Begin
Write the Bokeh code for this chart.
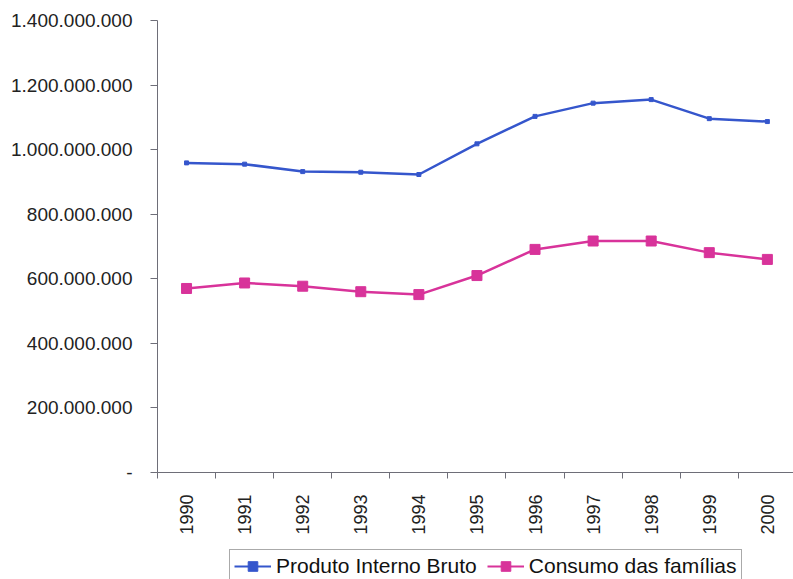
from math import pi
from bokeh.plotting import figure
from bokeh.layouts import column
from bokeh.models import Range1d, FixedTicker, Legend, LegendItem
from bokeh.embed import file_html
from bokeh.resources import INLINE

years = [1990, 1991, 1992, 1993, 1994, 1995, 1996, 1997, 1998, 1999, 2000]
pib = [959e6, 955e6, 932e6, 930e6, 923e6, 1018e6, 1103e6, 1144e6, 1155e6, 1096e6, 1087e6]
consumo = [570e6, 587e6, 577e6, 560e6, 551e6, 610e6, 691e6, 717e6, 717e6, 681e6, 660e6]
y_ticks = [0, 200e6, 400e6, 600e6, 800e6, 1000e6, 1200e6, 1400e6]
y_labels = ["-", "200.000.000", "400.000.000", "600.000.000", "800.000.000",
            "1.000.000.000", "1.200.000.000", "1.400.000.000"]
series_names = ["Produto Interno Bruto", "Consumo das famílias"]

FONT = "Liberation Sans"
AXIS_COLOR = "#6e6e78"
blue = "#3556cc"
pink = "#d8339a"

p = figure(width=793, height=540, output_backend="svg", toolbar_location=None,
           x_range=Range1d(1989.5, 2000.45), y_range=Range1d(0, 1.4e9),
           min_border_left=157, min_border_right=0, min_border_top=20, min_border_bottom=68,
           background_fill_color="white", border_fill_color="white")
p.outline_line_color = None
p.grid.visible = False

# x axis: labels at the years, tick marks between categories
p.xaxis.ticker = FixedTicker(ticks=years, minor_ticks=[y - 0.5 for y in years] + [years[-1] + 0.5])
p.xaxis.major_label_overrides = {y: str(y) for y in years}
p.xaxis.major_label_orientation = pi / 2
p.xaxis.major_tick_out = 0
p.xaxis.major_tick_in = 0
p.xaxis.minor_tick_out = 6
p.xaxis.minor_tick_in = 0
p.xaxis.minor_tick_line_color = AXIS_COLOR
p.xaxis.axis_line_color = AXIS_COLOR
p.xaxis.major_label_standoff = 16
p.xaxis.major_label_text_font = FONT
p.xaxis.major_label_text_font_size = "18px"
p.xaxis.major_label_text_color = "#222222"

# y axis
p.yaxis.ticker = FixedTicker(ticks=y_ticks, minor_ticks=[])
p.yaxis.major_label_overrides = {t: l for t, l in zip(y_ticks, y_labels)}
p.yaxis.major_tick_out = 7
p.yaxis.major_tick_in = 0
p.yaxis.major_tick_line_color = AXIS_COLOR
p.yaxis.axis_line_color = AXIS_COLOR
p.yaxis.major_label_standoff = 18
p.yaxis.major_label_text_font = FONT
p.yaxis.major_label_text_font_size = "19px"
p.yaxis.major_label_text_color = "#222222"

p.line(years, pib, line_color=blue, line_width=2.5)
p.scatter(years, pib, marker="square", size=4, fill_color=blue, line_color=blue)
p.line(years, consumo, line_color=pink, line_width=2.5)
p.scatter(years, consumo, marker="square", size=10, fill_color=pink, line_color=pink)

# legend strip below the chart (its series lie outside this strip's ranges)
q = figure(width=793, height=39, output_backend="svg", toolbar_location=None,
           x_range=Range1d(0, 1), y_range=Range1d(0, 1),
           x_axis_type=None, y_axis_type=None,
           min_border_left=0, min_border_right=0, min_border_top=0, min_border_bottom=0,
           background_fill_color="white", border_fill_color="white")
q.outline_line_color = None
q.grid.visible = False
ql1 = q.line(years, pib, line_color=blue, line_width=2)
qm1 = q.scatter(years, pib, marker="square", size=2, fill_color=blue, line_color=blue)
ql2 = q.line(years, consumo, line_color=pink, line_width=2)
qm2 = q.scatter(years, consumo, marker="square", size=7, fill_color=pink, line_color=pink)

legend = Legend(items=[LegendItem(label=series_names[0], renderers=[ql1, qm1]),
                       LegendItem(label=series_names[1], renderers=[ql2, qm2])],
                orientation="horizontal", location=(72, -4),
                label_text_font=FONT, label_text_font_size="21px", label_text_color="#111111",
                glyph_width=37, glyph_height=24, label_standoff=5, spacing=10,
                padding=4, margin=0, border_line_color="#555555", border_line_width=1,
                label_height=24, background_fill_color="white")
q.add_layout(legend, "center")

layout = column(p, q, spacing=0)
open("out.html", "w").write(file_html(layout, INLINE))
End
Return nothing but the lines running from the start of the data to the line with "p.grid.visible = False", please, both ends included and no pictures.

Write the Bokeh code for this chart.
from math import pi
from bokeh.plotting import figure
from bokeh.layouts import column
from bokeh.models import Range1d, FixedTicker, Legend, LegendItem
from bokeh.embed import file_html
from bokeh.resources import INLINE

years = [1990, 1991, 1992, 1993, 1994, 1995, 1996, 1997, 1998, 1999, 2000]
pib = [959e6, 955e6, 932e6, 930e6, 923e6, 1018e6, 1103e6, 1144e6, 1155e6, 1096e6, 1087e6]
consumo = [570e6, 587e6, 577e6, 560e6, 551e6, 610e6, 691e6, 717e6, 717e6, 681e6, 660e6]
y_ticks = [0, 200e6, 400e6, 600e6, 800e6, 1000e6, 1200e6, 1400e6]
y_labels = ["-", "200.000.000", "400.000.000", "600.000.000", "800.000.000",
            "1.000.000.000", "1.200.000.000", "1.400.000.000"]
series_names = ["Produto Interno Bruto", "Consumo das famílias"]

FONT = "Liberation Sans"
AXIS_COLOR = "#6e6e78"
blue = "#3556cc"
pink = "#d8339a"

p = figure(width=793, height=540, output_backend="svg", toolbar_location=None,
           x_range=Range1d(1989.5, 2000.45), y_range=Range1d(0, 1.4e9),
           min_border_left=157, min_border_right=0, min_border_top=20, min_border_bottom=68,
           background_fill_color="white", border_fill_color="white")
p.outline_line_color = None
p.grid.visible = False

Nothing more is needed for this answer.